# WHAT IS EXPECTED
Write the lines out again, from the top of the material to the line containing "const periods = ['1", pictures excluded.

[START]

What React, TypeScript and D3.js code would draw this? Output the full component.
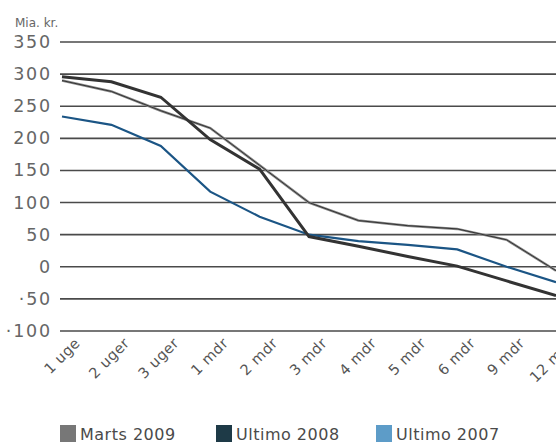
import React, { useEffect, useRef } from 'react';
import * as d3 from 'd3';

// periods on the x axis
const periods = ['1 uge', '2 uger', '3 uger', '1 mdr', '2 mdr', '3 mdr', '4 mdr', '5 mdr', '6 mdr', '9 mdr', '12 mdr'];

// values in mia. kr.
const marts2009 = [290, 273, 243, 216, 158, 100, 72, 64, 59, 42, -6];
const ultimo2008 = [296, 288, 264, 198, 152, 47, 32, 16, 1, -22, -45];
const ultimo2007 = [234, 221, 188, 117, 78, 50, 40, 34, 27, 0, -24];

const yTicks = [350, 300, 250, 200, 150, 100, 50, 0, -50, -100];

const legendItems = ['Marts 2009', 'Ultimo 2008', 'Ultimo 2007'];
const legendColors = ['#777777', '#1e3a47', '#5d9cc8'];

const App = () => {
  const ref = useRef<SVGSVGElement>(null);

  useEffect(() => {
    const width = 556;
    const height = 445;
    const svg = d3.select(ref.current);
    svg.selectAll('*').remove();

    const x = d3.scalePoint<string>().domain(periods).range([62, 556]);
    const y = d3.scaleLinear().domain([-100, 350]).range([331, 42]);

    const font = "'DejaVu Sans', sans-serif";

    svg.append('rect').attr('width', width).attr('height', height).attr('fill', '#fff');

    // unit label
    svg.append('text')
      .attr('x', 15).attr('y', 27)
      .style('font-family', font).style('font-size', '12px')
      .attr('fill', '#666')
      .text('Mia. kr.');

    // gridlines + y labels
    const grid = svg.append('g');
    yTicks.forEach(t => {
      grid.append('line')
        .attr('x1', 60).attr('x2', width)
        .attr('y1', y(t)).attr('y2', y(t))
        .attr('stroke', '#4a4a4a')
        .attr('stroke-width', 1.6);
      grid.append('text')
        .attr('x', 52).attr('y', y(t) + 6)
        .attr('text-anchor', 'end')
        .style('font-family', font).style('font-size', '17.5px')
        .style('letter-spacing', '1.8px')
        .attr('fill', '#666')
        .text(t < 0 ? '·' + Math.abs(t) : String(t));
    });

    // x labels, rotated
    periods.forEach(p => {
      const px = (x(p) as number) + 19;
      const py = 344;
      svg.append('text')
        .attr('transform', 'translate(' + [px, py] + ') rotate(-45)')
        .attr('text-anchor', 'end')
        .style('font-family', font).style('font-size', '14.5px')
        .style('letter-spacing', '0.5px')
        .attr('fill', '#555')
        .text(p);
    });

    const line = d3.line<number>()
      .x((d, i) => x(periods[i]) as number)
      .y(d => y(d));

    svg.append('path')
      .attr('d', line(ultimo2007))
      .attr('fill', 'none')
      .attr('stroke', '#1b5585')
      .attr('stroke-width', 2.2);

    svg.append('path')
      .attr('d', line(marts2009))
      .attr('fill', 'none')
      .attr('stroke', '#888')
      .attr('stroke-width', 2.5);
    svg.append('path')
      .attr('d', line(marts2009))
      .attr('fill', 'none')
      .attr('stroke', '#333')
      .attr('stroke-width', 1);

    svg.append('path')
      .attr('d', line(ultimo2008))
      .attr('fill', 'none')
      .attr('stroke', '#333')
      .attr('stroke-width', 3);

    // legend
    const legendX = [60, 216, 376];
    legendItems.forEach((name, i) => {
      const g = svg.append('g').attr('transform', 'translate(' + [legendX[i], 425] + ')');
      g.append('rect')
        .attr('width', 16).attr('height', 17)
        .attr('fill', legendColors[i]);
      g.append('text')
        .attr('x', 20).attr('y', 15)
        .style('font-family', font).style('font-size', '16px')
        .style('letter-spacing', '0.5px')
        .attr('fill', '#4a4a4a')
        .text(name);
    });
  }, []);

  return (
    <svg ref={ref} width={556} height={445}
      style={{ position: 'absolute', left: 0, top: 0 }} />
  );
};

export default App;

[END]

# SOLUTION FOR THIS PROBLEM
What React, TypeScript and D3.js code would draw this? Output the full component.
import React, { useEffect, useRef } from 'react';
import * as d3 from 'd3';

// periods on the x axis
const periods = ['1 uge', '2 uger', '3 uger', '1 mdr', '2 mdr', '3 mdr', '4 mdr', '5 mdr', '6 mdr', '9 mdr', '12 mdr'];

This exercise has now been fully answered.